Self-Management and Governance Structure

Embedded in FUCVAM’s model is another type of social support, wherein members share experiences in accessing services and economic opportunities.10 Oftentimes, this means reaching beyond housing to incorporate supportive infrastructure and amenities into the cooperatives, such as libraries, cultural centers, parks, or notaries facilitated by the larger FUCVAM body.11 Members contribute sweat equity and exercise the cooperative model of democracy through voting and the distribution of responsibilities.

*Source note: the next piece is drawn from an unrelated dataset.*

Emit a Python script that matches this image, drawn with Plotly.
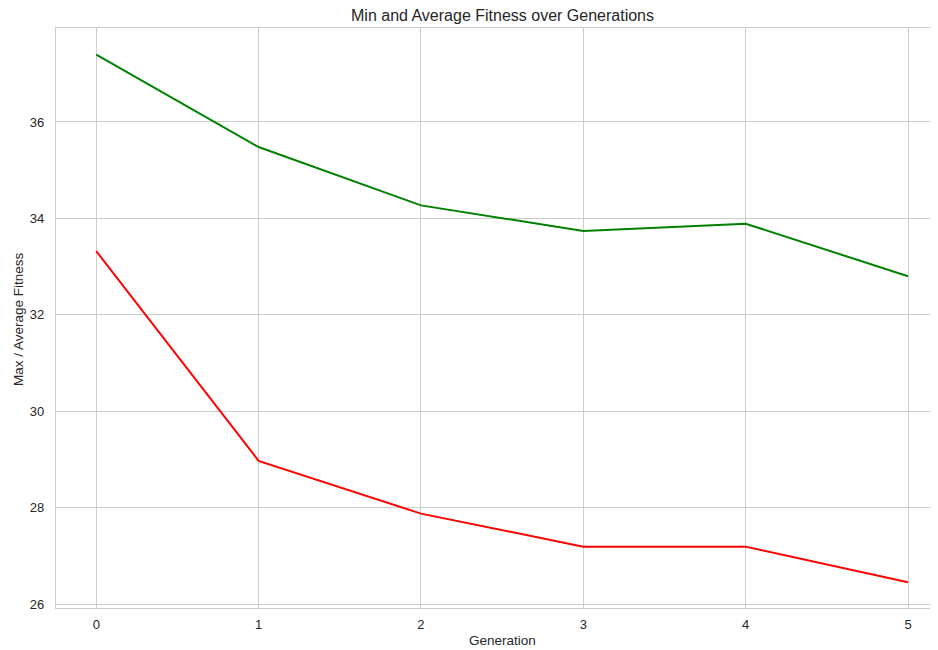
import plotly.graph_objects as go

generations = [0, 1, 2, 3, 4, 5]
avg_fitness = [37.40, 35.48, 34.27, 33.74, 33.89, 32.80]
min_fitness = [33.32, 28.97, 27.875, 27.19, 27.19, 26.45]
y_ticks = [26, 28, 30, 32, 34, 36]

FONT = "Liberation Sans, Arial, sans-serif"
TXT = "#262626"
GRID = "#cccccc"

# page body has an 8px margin; the figure is sized/positioned to compensate
W, H = 946, 642
PX_PER_GEN = 162.35
X0 = -0.248

fig = go.Figure()
fig.add_trace(go.Scatter(x=generations, y=avg_fitness, mode="lines",
                         line=dict(color="green", width=2), showlegend=False))
fig.add_trace(go.Scatter(x=generations, y=min_fitness, mode="lines",
                         line=dict(color="red", width=2), showlegend=False))

fig.update_layout(
    width=W, height=H,
    margin=dict(l=48, r=0, t=20, b=42, autoexpand=False),
    paper_bgcolor="white", plot_bgcolor="white",
    font=dict(family=FONT, color=TXT, size=13),
    title=dict(text="Min and Average Fitness over Generations",
               x=494.5 / W, xref="container", xanchor="center",
               y=1 - 7.5 / H, yref="container", yanchor="middle",
               font=dict(size=16, color=TXT)),
    annotations=[
        dict(text="Generation", xref="paper", yref="paper",
             x=(494.5 - 48) / (W - 48), y=-(632 - 600) / 580,
             xanchor="center", yanchor="middle", showarrow=False,
             font=dict(size=13.5, color=TXT)),
        dict(text="Max / Average Fitness", xref="paper", yref="paper",
             x=-(48 - 11) / (W - 48), y=(600 - 311) / 580, textangle=-90,
             xanchor="center", yanchor="middle", showarrow=False,
             font=dict(size=13.5, color=TXT)),
    ],
)
fig.update_xaxes(range=[X0, X0 + (W - 48) / PX_PER_GEN], tickvals=generations,
                 showgrid=True, gridcolor=GRID, gridwidth=1,
                 showline=True, linecolor=GRID, linewidth=1.2, mirror=True,
                 zeroline=False, ticks="", ticklabelstandoff=4,
                 tickfont=dict(size=13, color=TXT),
                 automargin=False)
fig.update_yaxes(range=[25.917, 37.95], tickvals=y_ticks,
                 showgrid=True, gridcolor=GRID, gridwidth=1,
                 showline=True, linecolor=GRID, linewidth=1.2, mirror=False,
                 zeroline=False, ticks="", ticklabelstandoff=8,
                 tickfont=dict(size=13, color=TXT),
                 automargin=False)

fig.write_html("out.html")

Enabling Legal and Political Framework

As mentioned above, FUCVAM and cooperative housing in Uruguay more generally was first enabled by the Housing Act (“Ley de Vivienda”), or Law 13.728 of 1968. This legislation allows for self-managed cooperatives to engage in collective ownership, practice mutual aid, and apply for public funding.12 The law itself promotes the right to housing and remains to this day, prompting the state to provide housing for all.13

Underlying the FUCVAM model is the idea that housing is not meant to be owned privately; rather, it’s part of a larger commons meant to serve all people equally. In abiding by its core principles (mentioned in the above introduction), residents of FUCVAM properties promote democracy, solidarity, and the public management of land in providing housing for Uruguayans.

Footnotes

[1] Jan Bredenoord, “Self-Managed Cooperative Housing by Mutual-Assistance as Introduced in Central America between 2004 and 2016; the Attractiveness of the ‘FUCVAM’ Model of Uruguay,” Journal of Architectural Engineering Technology 6, no. 188 (2017): 3.
[2] Bredenoord, “Self-Managed Cooperative Housing by Mutual-Assistance, 3.
[3] “South-South Cooperation,” Appropriate Technology 40 (2013): 45-48.
[4] Font, Guillermo. “Mutual Aid Housing Cooperatives in Uruguay: A City Built by Us All.
[5] Bredenoord, “Self-Managed Cooperative Housing by Mutual-Assistance,” 4.
[6] Bredenoord, “Self-Managed Cooperative Housing by Mutual-Assistance,” 4.
[7] We Effect, “South-South Cooperation: FUCVAM, Uruguay,” Building and Social Housing Foundation (2016).
[8] Bredenoord, “Self-Managed Cooperative Housing by Mutual-Assistance,” 5.
[9] We Effect, “South-South Cooperation: FUCVAM, Uruguay.”
[10] Bredenoord, “Self-Managed Cooperative Housing by Mutual-Assistance,” 2.
[11] Font, “Mutual Aid Housing Cooperatives in Uruguay.”
[12] Co-operatives of the Americas (2020) “FUCVAM of Uruguay becomes the 98th member of the Alliance in the Americas.
[13] R.G. Valadares (2018) “The participation of cooperatives in housing public policies in Brazil and Uruguay,” Cadernos EBAPE.BR Vol. 6 (4).